What To Do?
If you're born into a wealthy family and have never held a job. If you spend your life reading and listening to music. If you happen to be a reclusive bachelor with no heirs. What do you do with your estate when you die?
Well, you could pick 70 names at random out of the phone book and leave everything to complete strangers.
Luis Carlos de Noronha Cabral da Camara drew up his unusual will in 1988 in front of two witnesses at a Lisbon registry office, 13 years before he died of natural causes at the age of 42, weekly newspaper Sol reported.
"I am sure he just wanted to create confusion by leaving his belongings to strangers. That amused him," one of the witnesses and one of the man's few friends, Anibal Castro Vila, told the newspaper.
"The registry office employee was shocked when he asked for the Lisbon telephone book and started choosing names at random. She asked him several questions to check his sanity but he was really lucid," he said.
Da Camara's heirs are still waiting for his estate, which includes a 12-room apartment in the centre of Lisbon, a house near the historic northern town of Guimaraes, a car and nearly 25,000 euros (32,000 US dollars) in a bank account, to be divided up.
You know what? The guy probably had a good chuckle over the whole thing whenever he thought about it. Many of the heirs were very suspicious of the letters informing them of their bequest fearing it was a scam. It would be interesting to look in on the heirs in a few years time to see if it changed anything for them, wouldn't it? It doesn't sound like there is an enormous estate, however. So coming into sudden money may not be all that big a change for any of them. Or as big a disaster as it has been for some folks.

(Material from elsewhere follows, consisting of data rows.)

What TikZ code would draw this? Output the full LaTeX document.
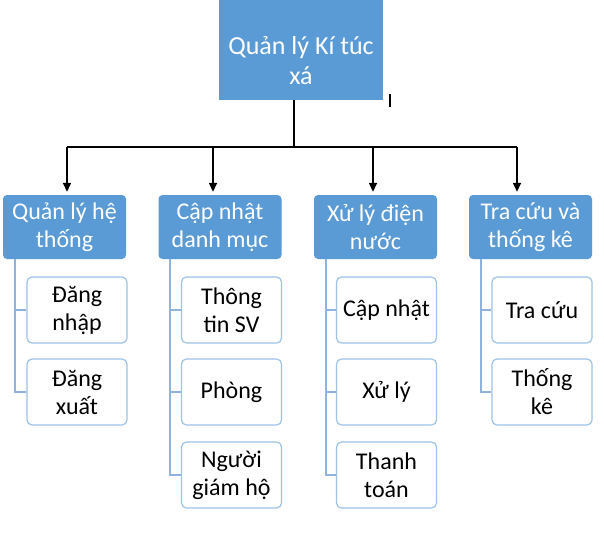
\documentclass[tikz,border=0pt]{standalone}
\usepackage{fontspec}
\setmainfont{Carlito}
\usetikzlibrary{arrows.meta}
\definecolor{mainblue}{HTML}{5B9BD5}
\definecolor{lineblue}{HTML}{8FB3DC}
\definecolor{edgeblue}{HTML}{9DC3E6}
\begin{document}
\begin{tikzpicture}[x=1pt,y=-1pt,
  txt/.style={font=\fontsize{24}{28}\selectfont, align=center, inner sep=0pt},
  rootbox/.style={txt, font=\fontsize{26}{30}\selectfont, fill=mainblue, text=white, minimum width=164pt, minimum height=78pt},
  catbox/.style={txt, fill=mainblue, text=white, rounded corners=4pt, minimum width=123pt, minimum height=64pt},
  leafbox/.style={txt, draw=edgeblue, line width=1.2pt, fill=white, text=black, rounded corners=5pt, minimum width=100pt, minimum height=66pt},
  conn/.style={black, line width=1.6pt},
  arr/.style={conn, -{Triangle[width=8pt,length=9pt]}, shorten >=3pt},
  tree/.style={lineblue, line width=1.3pt}]
\useasboundingbox (0,0) rectangle (604,535);
\fill[white] (0,0) rectangle (604,535);
% root (its box runs on above the text, to the top edge)
\coordinate (top) at (0,0);
\node[rootbox] (root) at (301,61) {Quản lý Kí túc\\xá};
\fill[mainblue] (root.north west) rectangle (root.north east |- top);
\coordinate (mark1) at (390,94);
\coordinate (mark2) at (390,107);
\draw[black, line width=1.2pt] (mark1) -- (mark2);
% categories
\node[catbox] (c1) at (64.5,227) {Quản lý hệ\\thống};
\node[catbox] (c2) at (220,227) {Cập nhật\\danh mục};
\node[catbox] (c3) at (375.5,227) {Xử lý điện\\nước};
\node[catbox] (c4) at (530.5,227) {Tra cứu và\\thống kê};
% leaves
\node[leafbox] (l11) at (77,310) {Đăng\\nhập};
\node[leafbox] (l12) at (77,392) {Đăng\\xuất};
\node[leafbox] (l21) at (231.5,310) {Thông\\tin SV};
\node[leafbox] (l22) at (231.5,392) {Phòng};
\node[leafbox] (l23) at (231.5,475) {Người\\giám hộ};
\node[leafbox] (l31) at (386.5,310) {Cập nhật};
\node[leafbox] (l32) at (386.5,392) {Xử lý};
\node[leafbox] (l33) at (386.5,475) {Thanh\\toán};
\node[leafbox] (l41) at (542,310) {Tra cứu};
\node[leafbox] (l42) at (542,392) {Thống\\kê};
% bus
\coordinate (bus) at (294,147);
\coordinate (a1) at (67,147);
\coordinate (a2) at (213,147);
\coordinate (a3) at (373,147);
\coordinate (a4) at (517,147);
\draw[conn] (root.south -| bus) -- (bus);
\draw[conn] (a1) -- (a4);
\draw[arr] (a1) -- (c1.north -| a1);
\draw[arr] (a2) -- (c2.north -| a2);
\draw[arr] (a3) -- (c3.north -| a3);
\draw[arr] (a4) -- (c4.north -| a4);
% trees
\coordinate (v1) at (15,0);
\coordinate (v2) at (170,0);
\coordinate (v3) at (326,0);
\coordinate (v4) at (481,0);
\draw[tree] (c1.south -| v1) |- (l12.west);
\draw[tree] (c1.south -| v1) |- (l11.west);
\draw[tree] (c2.south -| v2) |- (l23.west);
\draw[tree] (c2.south -| v2) |- (l22.west);
\draw[tree] (c2.south -| v2) |- (l21.west);
\draw[tree] (c3.south -| v3) |- (l33.west);
\draw[tree] (c3.south -| v3) |- (l32.west);
\draw[tree] (c3.south -| v3) |- (l31.west);
\draw[tree] (c4.south -| v4) |- (l42.west);
\draw[tree] (c4.south -| v4) |- (l41.west);
\end{tikzpicture}
\end{document}
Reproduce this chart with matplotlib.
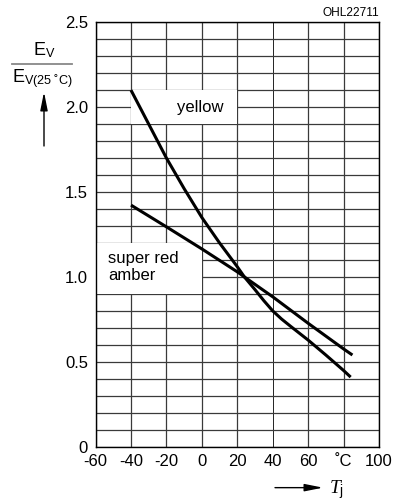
import matplotlib
matplotlib.use("Agg")
import matplotlib.pyplot as plt
from matplotlib.patches import Rectangle
from matplotlib.lines import Line2D
import numpy as np

plt.rcParams['font.family'] = ['Liberation Sans', 'DejaVu Sans']
plt.rcParams['mathtext.fontset'] = 'custom'
plt.rcParams['mathtext.rm'] = 'Liberation Sans'
plt.rcParams['mathtext.it'] = 'Liberation Serif:italic'

# Temperatur (°C) und relative Lichtstärke
temp_yellow = [-40, -30, -20, -10, 0, 10, 20, 24, 30, 35, 40, 45, 50, 60, 70, 80, 84]
ev_yellow = [2.10, 1.90, 1.70, 1.52, 1.35, 1.20, 1.06, 1.00, 0.925, 0.86, 0.80, 0.752,
             0.71, 0.628, 0.54, 0.449, 0.41]

temp_red = [-40, -20, 0, 20, 24, 40, 60, 80, 85]
ev_red = [1.423, 1.295, 1.165, 1.03, 1.00, 0.883, 0.727, 0.576, 0.54]

x_ticks = [-60, -40, -20, 0, 20, 40, 60, 80, 100]
x_labels = ['-60', '-40', '-20', '0', '20', '40', '60', '˚C', '100']
y_ticks = [0, 0.5, 1.0, 1.5, 2.0, 2.5]
y_labels = ['0', '0.5', '1.0', '1.5', '2.0', '2.5']

fig = plt.figure(figsize=(4, 5), dpi=100)
ax = fig.add_axes([0.239, 0.1066, 0.7085, 0.8488])

ax.set_xlim(-60, 100)
ax.set_ylim(0, 2.5)
ax.set_xticks(x_ticks)
ax.set_xticklabels(x_labels, fontsize=12)
ax.set_yticks(y_ticks)
ax.set_yticklabels(y_labels, fontsize=12)
ax.set_yticks(np.arange(0, 2.51, 0.1), minor=True)
ax.tick_params(axis='y', which='both', length=0, pad=5.5)
ax.tick_params(axis='x', which='both', length=0, pad=5)

ax.set_axisbelow(True)
ax.grid(True, which='major', axis='x', color='#3a3a3a', linewidth=0.9)
ax.grid(True, which='both', axis='y', color='#3a3a3a', linewidth=0.9)
# die 40-°C-Linie ist im Original dünner und schwarz
gl40 = ax.xaxis.get_gridlines()[5]
gl40.set_color('black')
gl40.set_linewidth(0.6)
for sp in ax.spines.values():
    sp.set_linewidth(1.0)
    sp.set_color('black')

# weiße Felder hinter den Beschriftungen
ax.add_patch(Rectangle((-40, 1.9), 60, 0.2, facecolor='white', edgecolor='none', zorder=1))
ax.add_patch(Rectangle((-60, 0.9), 60, 0.3, facecolor='white', edgecolor='none', zorder=1))

ax.plot(temp_yellow, ev_yellow, color='black', linewidth=2.2, zorder=3,
        solid_capstyle='butt', solid_joinstyle='round')
ax.plot(temp_red, ev_red, color='black', linewidth=2.2, zorder=3,
        solid_capstyle='butt', solid_joinstyle='round')

ax.text(-14, 2.0, 'yellow', fontsize=12, va='center', ha='left', zorder=2)
ax.text(-53, 1.058, 'super red\namber', fontsize=12, va='center', ha='left', zorder=2)

fig.text(0.9475, 0.974, 'OHL22711', fontsize=8.6, ha='right', va='center')

# y-Achsenbeschriftung als Bruch
fig.text(0.0825, 0.89, r'E$_\mathrm{V}$', fontsize=13, ha='left', va='baseline')
fig.add_artist(Line2D([0.03, 0.18], [0.873, 0.873], color='#888888', linewidth=1.3,
                      transform=fig.transFigure))
fig.text(0.03, 0.836, r'E$_\mathrm{V(25\ ˚C)}$', fontsize=13, ha='left', va='baseline')
ax.annotate('', xy=(0.11, 0.816), xytext=(0.11, 0.708), xycoords='figure fraction',
            arrowprops=dict(arrowstyle='-|>,head_length=1.1,head_width=0.22',
                            color='black', linewidth=1.0, shrinkA=0, shrinkB=0))

# x-Achsenbeschriftung
ax.annotate('', xy=(0.8075, 0.0247), xytext=(0.6875, 0.0247), xycoords='figure fraction',
            arrowprops=dict(arrowstyle='-|>,head_length=1.1,head_width=0.22',
                            color='black', linewidth=1.0, shrinkA=0, shrinkB=0))
fig.text(0.823, 0.014, r'$T_\mathrm{j}$', fontsize=14, ha='left', va='baseline')

fig.savefig('out.png', dpi=100)
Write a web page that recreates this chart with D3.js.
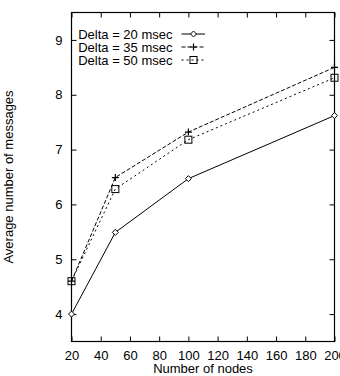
<!DOCTYPE html>
<html>
<head>
<meta charset="utf-8">
<script src="https://cdn.jsdelivr.net/npm/d3@7"></script>
<style>
  body { margin: 0; background: #fff; overflow: hidden; }
  svg { display: block; }
  text { font-family: "Liberation Sans", Arial, sans-serif; font-size: 13px; fill: #000; }
</style>
</head>
<body>
<div id="chart"></div>
<script>
'use strict';
var nodes = [20, 50, 100, 200];
var delta20 = [4.0, 5.49, 6.47, 7.62];
var delta35 = [4.6, 6.49, 7.32, 8.50];
var delta50 = [4.6, 6.28, 7.18, 8.31];
var seriesNames = ["Delta = 20 msec", "Delta = 35 msec", "Delta = 50 msec"];
var xTicks = [20, 40, 60, 80, 100, 120, 140, 160, 180, 200];
var yTicks = [4, 5, 6, 7, 8, 9];

// set the dimensions and margins of the graph
var margin = { top: 12.5, right: 5.5, bottom: 34.5, left: 71.5 },
    width = 340 - margin.left - margin.right,
    height = 376 - margin.top - margin.bottom;

var x = d3.scaleLinear().domain([20, 200]).range([0, width]);
var y = d3.scaleLinear().domain([3.5, 9.5]).range([height, 0]);

var svg = d3.select("#chart").append("svg")
    .attr("width", 340)
    .attr("height", 376)
    .append("g")
    .attr("transform", "translate(" + margin.left + "," + margin.top + ")");

// axes with inward ticks, mirrored on top and right
var tick = 5;
svg.append("g")
    .attr("transform", "translate(0," + height + ")")
    .call(d3.axisBottom(x).tickValues(xTicks).tickSizeInner(-tick).tickSizeOuter(0).tickPadding(9));
svg.append("g")
    .call(d3.axisTop(x).tickValues(xTicks).tickSizeInner(-tick).tickSizeOuter(0).tickFormat(""));
svg.append("g")
    .call(d3.axisLeft(y).tickValues(yTicks).tickSizeInner(-tick).tickSizeOuter(0).tickPadding(9).tickFormat(d3.format("d")));
svg.append("g")
    .attr("transform", "translate(" + width + ",0)")
    .call(d3.axisRight(y).tickValues(yTicks).tickSizeInner(-tick).tickSizeOuter(0).tickFormat(""));

svg.selectAll(".domain").remove();
svg.selectAll(".tick line").attr("stroke", "#000");
svg.selectAll(".tick text").style("font-size", "13px").style("font-family", "Liberation Sans, Arial, sans-serif");

// frame
svg.append("rect")
    .attr("width", width).attr("height", height)
    .attr("fill", "none").attr("stroke", "#000").attr("stroke-width", 1.2);

// axis labels
svg.append("text")
    .attr("x", width / 2).attr("y", height + 31)
    .attr("text-anchor", "middle")
    .text("Number of nodes");
svg.append("text")
    .attr("transform", "translate(" + (-58.5) + "," + (height / 2) + ") rotate(-90)")
    .attr("text-anchor", "middle")
    .text("Average number of messages");

var series = [
    { name: seriesNames[0], values: delta20, dash: null, marker: "diamond" },
    { name: seriesNames[1], values: delta35, dash: "4,2", marker: "plus" },
    { name: seriesNames[2], values: delta50, dash: "2,3", marker: "square" }
];

var line = d3.line()
    .x(function (d, i) { return x(nodes[i]); })
    .y(function (d) { return y(d); });

function drawMarker(g, type, cx, cy) {
    if (type === "diamond") {
        g.append("path")
            .attr("d", "M" + cx + "," + (cy - 3) + "L" + (cx + 3) + "," + cy + "L" + cx + "," + (cy + 3) + "L" + (cx - 3) + "," + cy + "Z")
            .attr("fill", "#fff").attr("stroke", "#000");
    } else if (type === "plus") {
        g.append("path")
            .attr("d", "M" + (cx - 3.5) + "," + cy + "H" + (cx + 3.5) + "M" + cx + "," + (cy - 3.5) + "V" + (cy + 3.5))
            .attr("stroke", "#000").attr("stroke-width", 1.2);
    } else {
        g.append("rect")
            .attr("x", cx - 3.5).attr("y", cy - 3.5).attr("width", 7).attr("height", 7)
            .attr("fill", "none").attr("stroke", "#000");
    }
}

series.forEach(function (s, k) {
    svg.append("path")
        .datum(s.values)
        .attr("fill", "none")
        .attr("stroke", "#000")
        .attr("stroke-width", 1)
        .attr("stroke-dasharray", s.dash)
        .attr("d", line);
    var mg = svg.append("g");
    s.values.forEach(function (v, i) {
        drawMarker(mg, s.marker, x(nodes[i]), y(v));
    });

    // legend
    var ly = 21.5 + k * 13;
    svg.append("text")
        .attr("x", 101).attr("y", ly)
        .attr("dy", "0.35em")
        .attr("text-anchor", "end")
        .text(s.name);
    svg.append("line")
        .attr("x1", 110).attr("x2", 133.5)
        .attr("y1", ly).attr("y2", ly)
        .attr("stroke", "#000")
        .attr("stroke-dasharray", s.dash);
    drawMarker(svg.append("g"), s.marker, 122, ly);
});
</script>
</body>
</html>
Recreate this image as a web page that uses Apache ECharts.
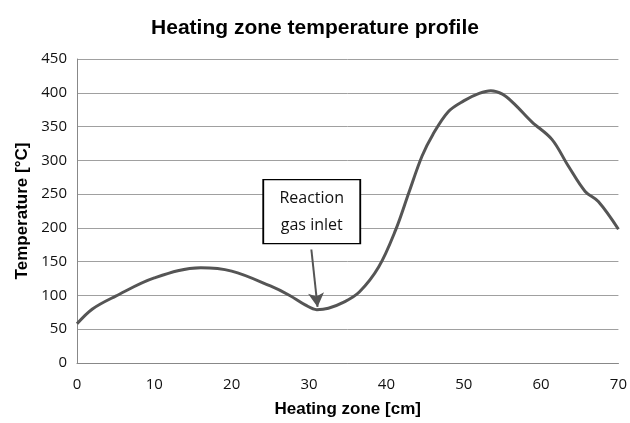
<!DOCTYPE html>
<html>
<head>
<meta charset="utf-8">
<script src="https://cdn.jsdelivr.net/npm/echarts@6/dist/echarts.min.js"></script>
<style>
  html, body { margin: 0; padding: 0; background: #fff; }
  #chart { width: 630px; height: 423px; }
</style>
</head>
<body>
<div id="chart"></div>
<script>
// positions along the heating zone [cm] and the read temperatures [°C]
const zonePos = [0, 2, 5, 10, 16, 20, 25, 27.5, 29.5, 31, 32.5, 34.5, 36.5, 39, 41.2, 42.9, 44.6, 46, 48, 50, 52, 53.5, 55, 56.5, 58.8, 61.4, 63.5, 65.7, 67.4, 70];
const temps   = [58, 80, 99, 126, 141, 136, 114, 100, 86, 79, 81, 90, 105, 142, 197, 252, 306, 338, 372, 388, 399, 403, 398, 384, 357, 331, 292, 254, 239, 198];
const xTicks = [0, 10, 20, 30, 40, 50, 60, 70];
const yTicks = [0, 50, 100, 150, 200, 250, 300, 350, 400, 450];

// annotation: box centre, arrow start/end in data units
const noteText = 'Reaction\ngas inlet';
const noteAt = [30.35, 224];
const arrowFrom = [30.3, 168];
const arrowTo = [31.1, 83];

const points = zonePos.map((x, i) => [x, temps[i]]);

const chart = echarts.init(document.getElementById('chart'));
chart.setOption({
  animation: false,
  title: {
    text: 'Heating zone temperature profile',
    left: 'center',
    top: 13,
    textStyle: { fontFamily: 'Liberation Sans', fontSize: 21, fontWeight: 'bold', color: '#000' }
  },
  grid: { left: 77, right: 10, top: 59, bottom: 59 },
  xAxis: {
    type: 'value',
    min: xTicks[0],
    max: xTicks[xTicks.length - 1],
    interval: 10,
    name: 'Heating zone [cm]',
    nameLocation: 'middle',
    nameGap: 38,
    nameTextStyle: { fontFamily: 'Liberation Sans', fontSize: 17, fontWeight: 'bold', color: '#000' },
    axisLine: { lineStyle: { color: '#888', width: 1 } },
    axisTick: { show: false },
    axisLabel: { fontFamily: 'Open Sans', fontSize: 15, color: '#111', margin: 14 },
    splitLine: { show: false }
  },
  yAxis: {
    type: 'value',
    min: yTicks[0],
    max: yTicks[yTicks.length - 1],
    interval: 50,
    name: 'Temperature [°C]',
    nameLocation: 'middle',
    nameGap: 46,
    nameTextStyle: { fontFamily: 'Liberation Sans', fontSize: 17, fontWeight: 'bold', color: '#000' },
    axisLine: { show: true, lineStyle: { color: '#888', width: 1 } },
    axisTick: { show: false },
    axisLabel: { fontFamily: 'Open Sans', fontSize: 15, color: '#111', margin: 10 },
    splitLine: { lineStyle: { color: '#a0a0a0', width: 1 } }
  },
  series: [{
    type: 'line',
    data: points,
    smooth: 0.35,
    showSymbol: false,
    lineStyle: { color: '#555', width: 3 },
    markLine: {
      silent: true,
      symbol: ['none', 'arrow'],
      symbolSize: [12, 14],
      lineStyle: { color: '#555', width: 2, type: 'solid' },
      label: { show: false },
      data: [[{ coord: arrowFrom }, { coord: arrowTo }]]
    },
    markPoint: {
      silent: true,
      symbol: 'rect',
      symbolSize: [97, 64],
      itemStyle: { color: '#fff', borderColor: '#000', borderWidth: 1.5 },
      label: {
        show: true,
        position: 'inside',
        formatter: noteText,
        fontFamily: 'Open Sans',
        fontSize: 16,
        lineHeight: 27,
        color: '#111'
      },
      data: [{ coord: noteAt }]
    }
  }]
});
</script>
</body>
</html>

A man beset by problems since winning a record lottery jackpot says he can't pay a settlement to a casino worker because thieves cleaned out his bank accounts.
Powerball winner Jack Whittaker gave that explanation in a note last fall to a lawyer for Kitti French, who accused him of assaulting her at the Tri-State Racetrack and Gaming Center, a slots-only casino near Charleston, according to a motion French's lawyer filed this week demanding payment of the confidential settlement.
Although he was already a wealthy contractor, Whittaker became an instant celebrity on Christmas Day 2002 after winning a $314.9 million Powerball jackpot. He took his winnings in a lump sum of $113 million after taxes, and at a news conference in which he came across as a jolly saint, he promised to donate one-tenth to his church and contribute to other causes.
He soon created a charity to help people find jobs, buy food or get an education; he split $7 million among three churches; and he gave money to improve a Little League park and buy playground equipment and coloring books for children.
But his life has been marred by lawsuits and personal tragedies. He faced his granddaughter's death by drug overdose in 2005; he was sued for bouncing checks at Atlantic City, N.J., casinos; he was ordered to undergo rehab after being arrested on drunken driving charges; his vehicles and business have been burglarized; and he was sued by the father of an 18-year-old boy, a friend of his granddaughter's, who was found dead in Whittaker's house.
I remember when this guy won. He seemed so lucky then. Now, not so much.